Tina Fey Says It’s a “Terrible Time for Women in Comedy,” Hates All the Presidential Candidates

Share:

Tina Fey is making the press rounds in advance of the March 4 release of the political comedy Whiskey Tango Foxtrot, in which she stars. Of course, Fey not long ago also had to do a press tour for her film, Sisters, in which she co-starred with Amy Poehler.

The bounty of junkets and innumerable interviews has inevitably led Fey to be asked the same questions lots of times — and reporters’ repeated queries were particularly annoying in addressing the “women in comedy” discussion. In a long profile in Town & Country that went up yesterday, Fey expressed a great deal of frustration with such questions, as well as with the state the country is in.
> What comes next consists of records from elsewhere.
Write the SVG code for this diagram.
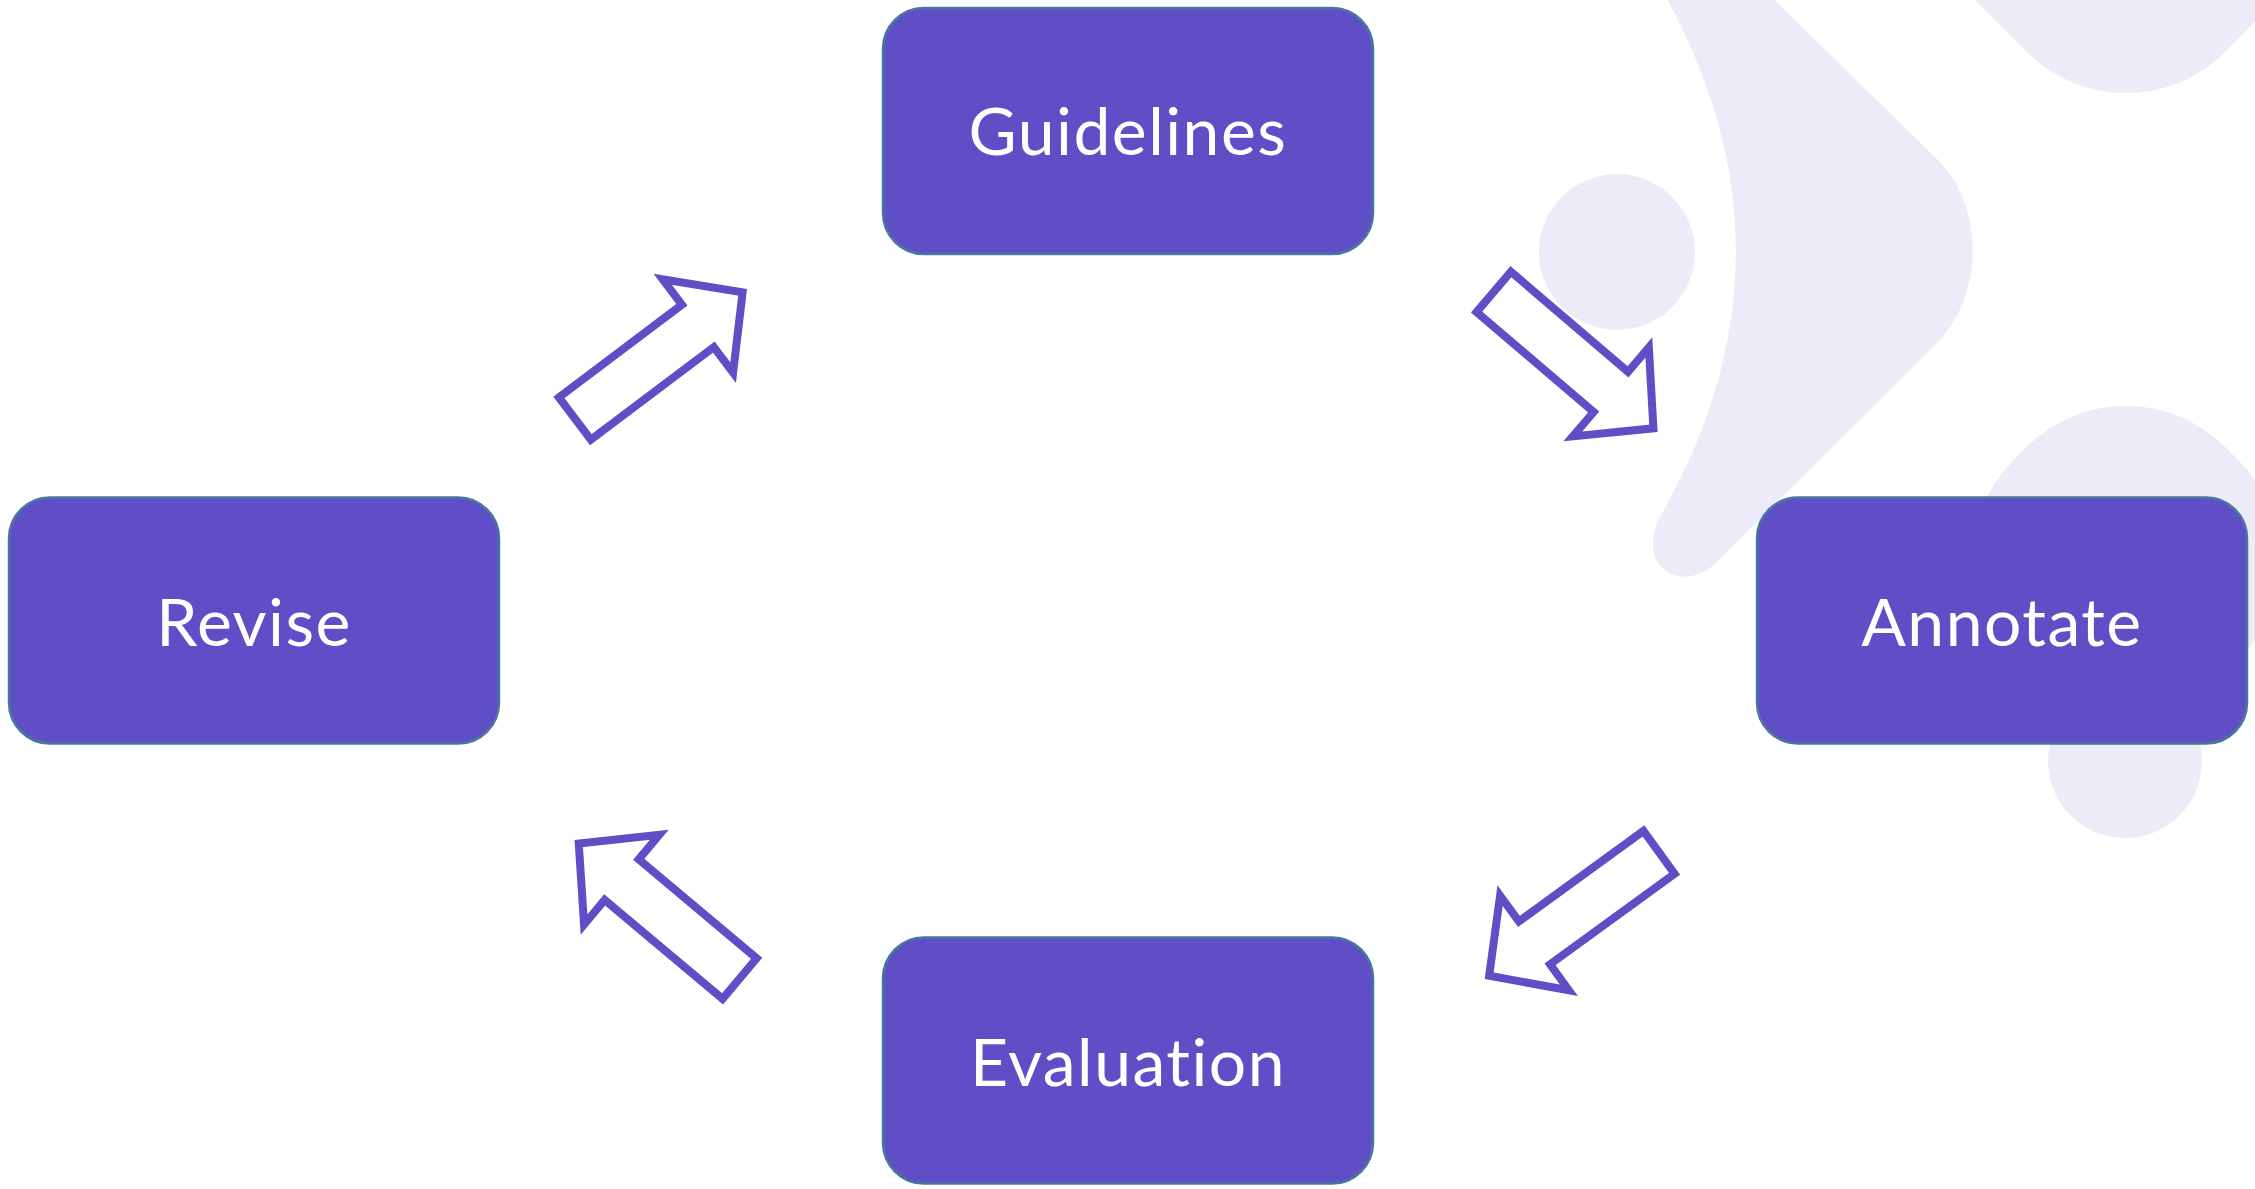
<svg xmlns="http://www.w3.org/2000/svg" xmlns:xlink="http://www.w3.org/1999/xlink" width="2255" height="1189" viewBox="0 0 2255 1189">
<style>
.bg{fill:#EDEBF8;}
.box{fill:#604EC7;stroke:#4A76A0;stroke-width:2.5;}
.lbl{font-family:Lato,"Open Sans",sans-serif;font-size:66px;letter-spacing:1.5px;font-variant-ligatures:none;font-feature-settings:"liga" 0;fill:#FFFFFF;text-anchor:middle;}
.arr{fill:#FFFFFF;stroke:#604EC7;stroke-width:8;stroke-linejoin:miter;}
</style>
<defs>
<path id="blockArrow" d="M4,-26.5 L158,-26.5 L158,-58.5 L214,0 L158,58.5 L158,26.5 L4,26.5 Z"/>
</defs>
<rect x="0" y="0" width="2255" height="1189" fill="#FFFFFF"/>
<g id="background">
<path class="bg" d="M1662,-10 Q1812,256 1657,522 Q1645,558 1668,572 Q1690,584 1714,565 L1936,344 C1985,295 1985,205 1936,158 L1764,-10 Z"/>
<circle class="bg" cx="1617" cy="252" r="78"/>
<rect class="bg" x="-181.7" y="-181.7" width="363.5" height="363.5" rx="140" transform="translate(2126,-106) rotate(45)"/>
<rect class="bg" x="-150" y="-150" width="300" height="300" rx="140" transform="translate(2126,560) rotate(45)"/>
<circle class="bg" cx="2125" cy="761" r="77"/>
</g>
<g id="connectors">
<use xlink:href="#blockArrow" class="arr" transform="translate(571.7,421) rotate(-37)"/>
<use xlink:href="#blockArrow" class="arr" transform="translate(1490.7,289.3) rotate(40.5)"/>
<use xlink:href="#blockArrow" class="arr" transform="translate(1662.3,850) rotate(144)"/>
<use xlink:href="#blockArrow" class="arr" transform="translate(742.7,981.2) rotate(-140)"/>
</g>
<g id="node-guidelines">
<rect class="box" x="883" y="8" width="490" height="246" rx="41"/>
<text class="lbl" x="1128" y="155">Guidelines</text>
</g>
<g id="node-revise">
<rect class="box" x="9" y="497.5" width="490" height="246" rx="41"/>
<text class="lbl" x="254" y="645.5">Revise</text>
</g>
<g id="node-annotate">
<rect class="box" x="1757" y="497.5" width="490" height="246" rx="41"/>
<text class="lbl" x="2002" y="645.5">Annotate</text>
</g>
<g id="node-evaluation">
<rect class="box" x="883" y="937.5" width="490" height="246" rx="41"/>
<text class="lbl" x="1128" y="1085.5">Evaluation</text>
</g>
</svg>
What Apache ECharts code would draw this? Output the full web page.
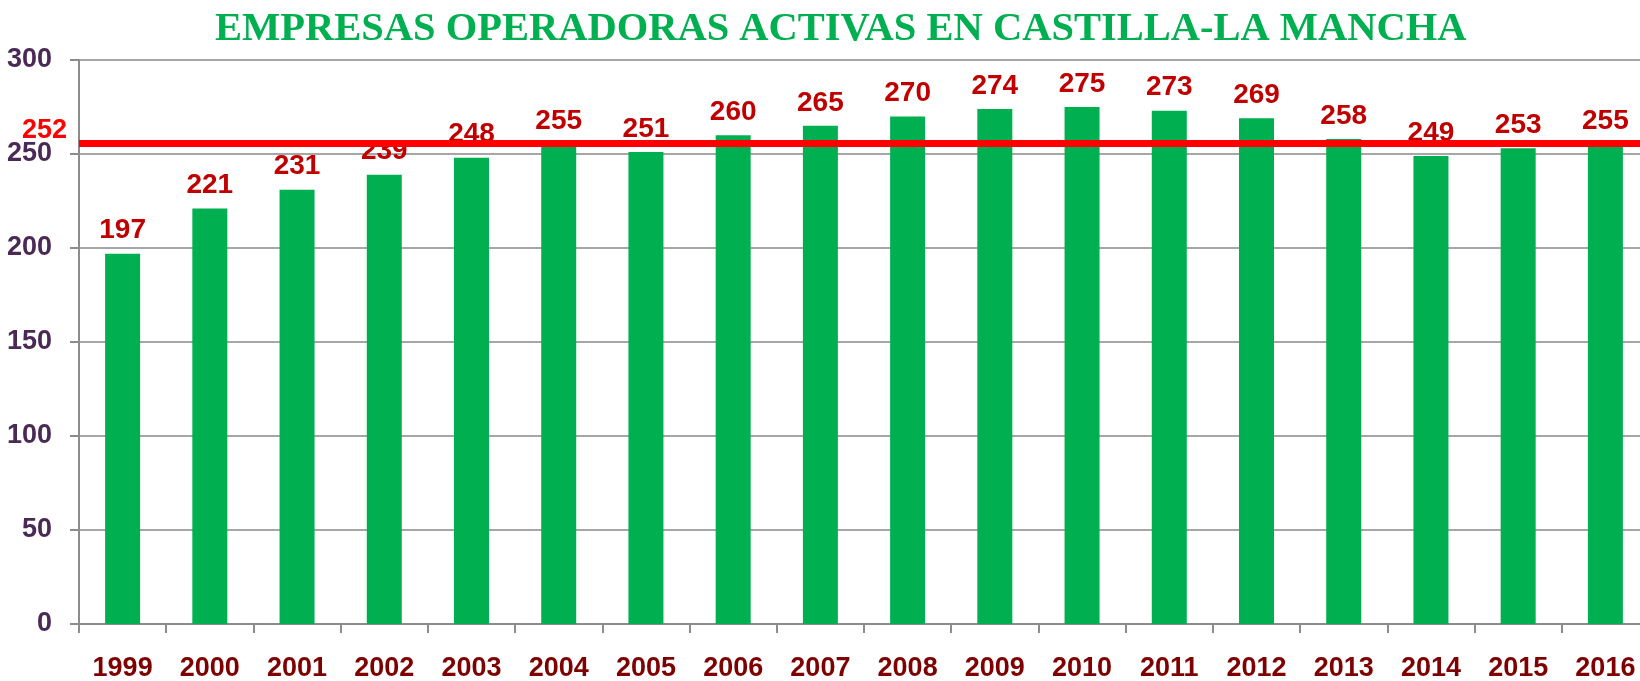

She mentions how on the Sisters press tour, “journalists were still bringing up, ‘People say women aren’t funny.'” Her response:

The next time I’m at a press junket and someone says that, I have to remember to say, ‘We need to stop talking about whether women are funny. And we need to acknowledge that black people are funnier than white people. Let’s discuss that.’

The other question she constantly had to answer about being a woman in comedy is the usual, “‘Isn’t this an amazing time for women in comedy?’” And her response to this was:

People really wanted us to be openly grateful – ‘Thank you so much!’ – and we were like, ‘No, it’s a terrible time,’” Fey said. “If you were to really look at it, the boys are still getting more money for a lot of garbage, while the ladies are hustling and doing amazing work for less.

As for the current election, while many of us harbor a quiet annoyance with the less insidious candidates and a loud terror with the more extreme ones, producing something of a confusing rainbow of emotions every time we see them all on one screen, Tina Fey’s reaction to them is a little more monolithic (and very Tina Fey): she says she “hate[s] them all.” She mentions having played Palin on SNL, and says it was easier to stay neutral for the purposes of comedy then, whereas now “it would be tough to stay neutral. In hindsight [the 2008 election] seems genteel in comparison.”